┌────────
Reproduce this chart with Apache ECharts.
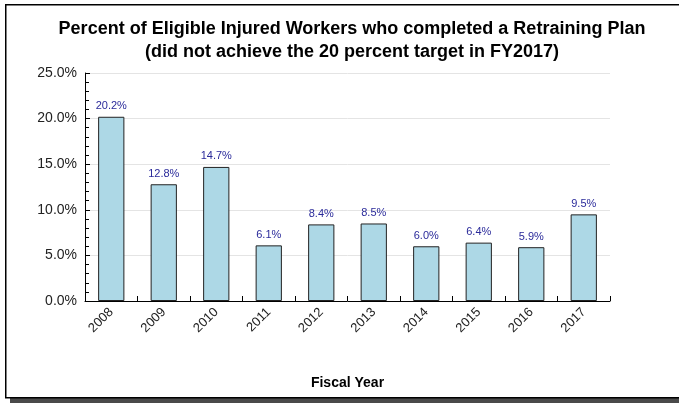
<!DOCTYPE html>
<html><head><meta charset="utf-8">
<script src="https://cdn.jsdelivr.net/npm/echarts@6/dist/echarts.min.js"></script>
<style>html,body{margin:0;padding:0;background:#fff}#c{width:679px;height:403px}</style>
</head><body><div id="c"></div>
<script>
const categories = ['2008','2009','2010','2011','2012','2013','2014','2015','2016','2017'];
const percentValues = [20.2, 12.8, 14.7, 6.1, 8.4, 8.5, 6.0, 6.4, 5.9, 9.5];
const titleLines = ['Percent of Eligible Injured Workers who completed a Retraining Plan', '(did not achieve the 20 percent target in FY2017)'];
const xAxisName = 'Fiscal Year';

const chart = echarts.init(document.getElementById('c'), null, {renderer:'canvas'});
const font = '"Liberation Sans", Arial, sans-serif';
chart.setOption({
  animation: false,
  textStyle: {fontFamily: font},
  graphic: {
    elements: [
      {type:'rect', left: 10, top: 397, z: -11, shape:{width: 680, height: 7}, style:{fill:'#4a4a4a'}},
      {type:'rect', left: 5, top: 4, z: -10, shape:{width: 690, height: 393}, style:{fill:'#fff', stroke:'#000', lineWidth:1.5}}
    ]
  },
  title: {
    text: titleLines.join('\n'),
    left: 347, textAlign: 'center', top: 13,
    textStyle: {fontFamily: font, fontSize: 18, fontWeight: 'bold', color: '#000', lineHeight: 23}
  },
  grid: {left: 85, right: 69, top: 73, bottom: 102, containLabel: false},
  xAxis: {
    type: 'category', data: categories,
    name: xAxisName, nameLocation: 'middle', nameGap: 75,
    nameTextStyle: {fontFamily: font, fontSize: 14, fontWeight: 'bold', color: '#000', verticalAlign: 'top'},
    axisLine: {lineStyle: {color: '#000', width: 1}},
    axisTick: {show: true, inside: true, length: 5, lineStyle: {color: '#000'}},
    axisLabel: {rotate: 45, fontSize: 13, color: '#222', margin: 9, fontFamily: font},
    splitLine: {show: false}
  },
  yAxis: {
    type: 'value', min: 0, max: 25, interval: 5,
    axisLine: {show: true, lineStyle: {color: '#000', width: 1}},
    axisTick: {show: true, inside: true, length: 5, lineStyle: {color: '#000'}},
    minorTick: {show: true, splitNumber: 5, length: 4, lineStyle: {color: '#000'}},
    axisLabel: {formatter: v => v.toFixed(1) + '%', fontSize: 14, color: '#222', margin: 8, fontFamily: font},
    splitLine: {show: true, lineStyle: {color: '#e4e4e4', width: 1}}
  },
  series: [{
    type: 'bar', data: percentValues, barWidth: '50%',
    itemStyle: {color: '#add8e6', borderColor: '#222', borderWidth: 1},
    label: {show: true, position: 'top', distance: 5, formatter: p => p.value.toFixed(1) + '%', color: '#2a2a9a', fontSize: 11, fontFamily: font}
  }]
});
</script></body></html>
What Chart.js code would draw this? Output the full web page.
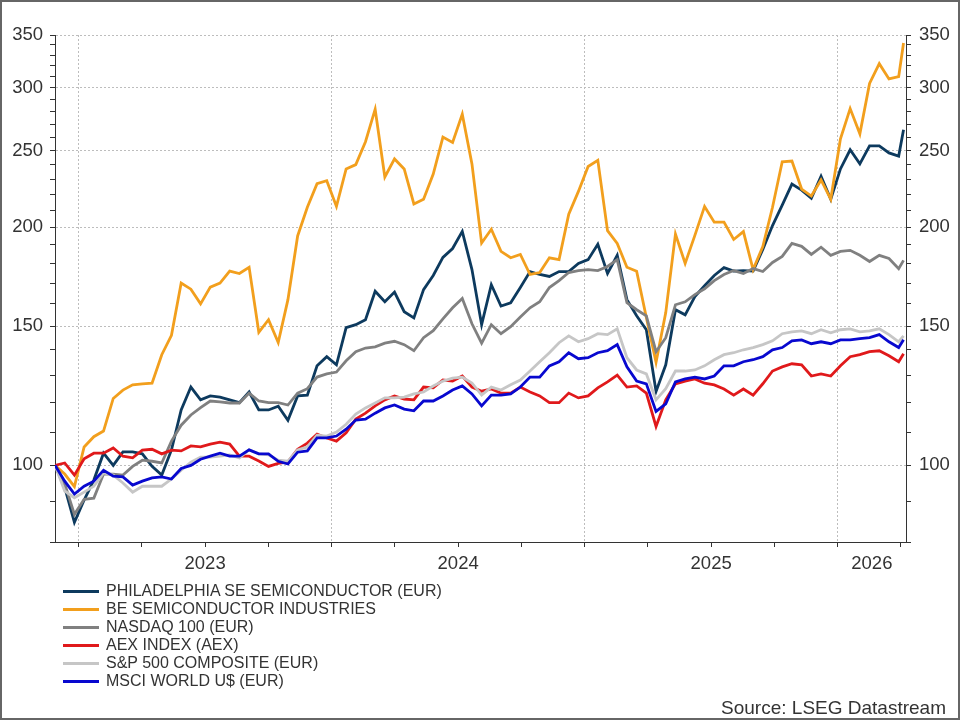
└────────
● **Task**: Go from the first line of the data above to the line containing "const xAxisName = 'Fiscal Year';" and retype exactly those lines, both included, but none of the pictures.

● **Exercise answer**:
Reproduce this chart with Apache ECharts.
<!DOCTYPE html>
<html><head><meta charset="utf-8">
<script src="https://cdn.jsdelivr.net/npm/echarts@6/dist/echarts.min.js"></script>
<style>html,body{margin:0;padding:0;background:#fff}#c{width:679px;height:403px}</style>
</head><body><div id="c"></div>
<script>
const categories = ['2008','2009','2010','2011','2012','2013','2014','2015','2016','2017'];
const percentValues = [20.2, 12.8, 14.7, 6.1, 8.4, 8.5, 6.0, 6.4, 5.9, 9.5];
const titleLines = ['Percent of Eligible Injured Workers who completed a Retraining Plan', '(did not achieve the 20 percent target in FY2017)'];
const xAxisName = 'Fiscal Year';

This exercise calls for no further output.